-- START OF Data --

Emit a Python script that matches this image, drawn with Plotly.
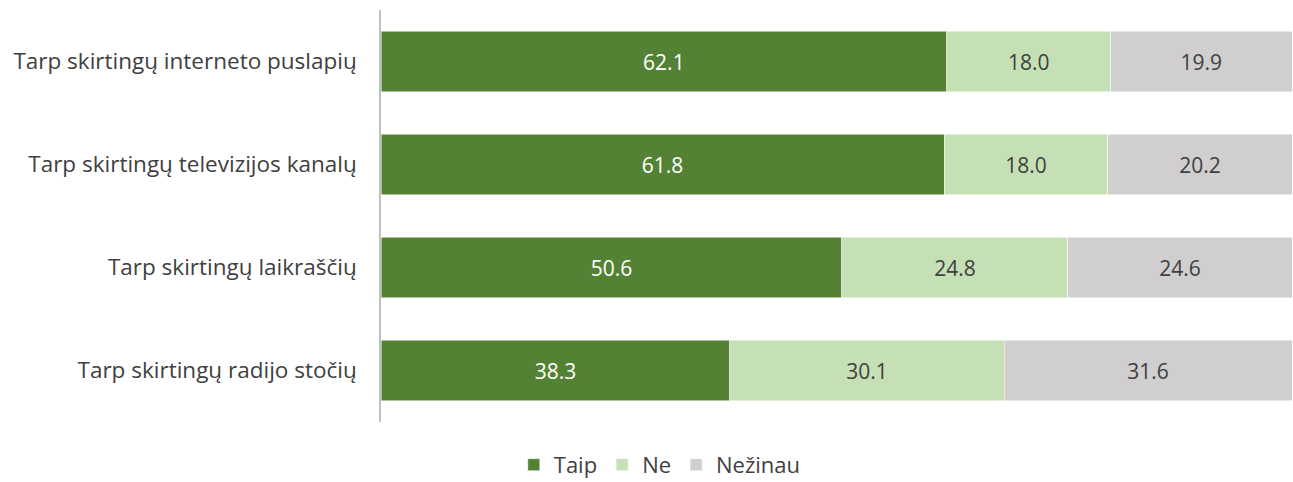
import plotly.graph_objects as go

categories = ["Tarp skirtingų interneto puslapių", "Tarp skirtingų televizijos kanalų",
              "Tarp skirtingų laikraščių", "Tarp skirtingų radijo stočių"]
series_names = ["Taip", "Ne", "Nežinau"]
taip = [62.1, 61.8, 50.6, 38.3]
ne = [18.0, 18.0, 24.8, 30.1]
nezinau = [19.9, 20.2, 24.6, 31.6]

colors = ["#548235", "#C5E0B4", "#D0CECE"]
text_colors = ["#FFFFFF", "#404040", "#404040"]
FONT = "Open Sans"

fig = go.Figure()
for name, vals, c, tc in zip(series_names, [taip, ne, nezinau], colors, text_colors):
    fig.add_trace(go.Bar(
        y=categories, x=vals, name=name, orientation="h",
        marker=dict(color=c, line=dict(color="#FFFFFF", width=0.5)),
        text=[f"{v:.1f}" for v in vals], textposition="inside",
        insidetextanchor="middle",
        textfont=dict(color=tc, size=21, family=FONT),
        hoverinfo="skip",
    ))

fig.update_layout(
    barmode="stack", bargap=0.41,
    width=1293, height=482,
    margin=dict(l=381, r=1, t=10, b=60, autoexpand=False),
    plot_bgcolor="white", paper_bgcolor="white",
    font=dict(family=FONT, color="#404040", size=22),
    legend=dict(orientation="h", xref="paper", yref="paper",
                x=0.306, xanchor="center", y=-0.104, yanchor="middle",
                font=dict(size=22, color="#404040", family=FONT),
                traceorder="normal", itemwidth=30),
    showlegend=True,
)
fig.update_xaxes(range=[0, 100], visible=False, showgrid=False)
fig.update_yaxes(autorange="reversed", showline=True, linecolor="#BFBFBF", linewidth=1.5,
                 ticks="", showgrid=False, ticklabelstandoff=18,
                 tickfont=dict(size=22.5, color="#404040", family=FONT))

post = ("document.body.style.margin='0';document.body.style.overflow='hidden';"
        "Plotly.relayout(document.getElementById('{plot_id}'), {width:1293, height:482});")
fig.write_html("out.html", post_script=post, config={"displayModeBar": False})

-- END OF Data --

Exercise objective: Omit the pictures, then quote the rest of the material above exactly.

Task response:
Emit a Python script that matches this image, drawn with Plotly.
import plotly.graph_objects as go

categories = ["Tarp skirtingų interneto puslapių", "Tarp skirtingų televizijos kanalų",
              "Tarp skirtingų laikraščių", "Tarp skirtingų radijo stočių"]
series_names = ["Taip", "Ne", "Nežinau"]
taip = [62.1, 61.8, 50.6, 38.3]
ne = [18.0, 18.0, 24.8, 30.1]
nezinau = [19.9, 20.2, 24.6, 31.6]

colors = ["#548235", "#C5E0B4", "#D0CECE"]
text_colors = ["#FFFFFF", "#404040", "#404040"]
FONT = "Open Sans"

fig = go.Figure()
for name, vals, c, tc in zip(series_names, [taip, ne, nezinau], colors, text_colors):
    fig.add_trace(go.Bar(
        y=categories, x=vals, name=name, orientation="h",
        marker=dict(color=c, line=dict(color="#FFFFFF", width=0.5)),
        text=[f"{v:.1f}" for v in vals], textposition="inside",
        insidetextanchor="middle",
        textfont=dict(color=tc, size=21, family=FONT),
        hoverinfo="skip",
    ))

fig.update_layout(
    barmode="stack", bargap=0.41,
    width=1293, height=482,
    margin=dict(l=381, r=1, t=10, b=60, autoexpand=False),
    plot_bgcolor="white", paper_bgcolor="white",
    font=dict(family=FONT, color="#404040", size=22),
    legend=dict(orientation="h", xref="paper", yref="paper",
                x=0.306, xanchor="center", y=-0.104, yanchor="middle",
                font=dict(size=22, color="#404040", family=FONT),
                traceorder="normal", itemwidth=30),
    showlegend=True,
)
fig.update_xaxes(range=[0, 100], visible=False, showgrid=False)
fig.update_yaxes(autorange="reversed", showline=True, linecolor="#BFBFBF", linewidth=1.5,
                 ticks="", showgrid=False, ticklabelstandoff=18,
                 tickfont=dict(size=22.5, color="#404040", family=FONT))

post = ("document.body.style.margin='0';document.body.style.overflow='hidden';"
        "Plotly.relayout(document.getElementById('{plot_id}'), {width:1293, height:482});")
fig.write_html("out.html", post_script=post, config={"displayModeBar": False})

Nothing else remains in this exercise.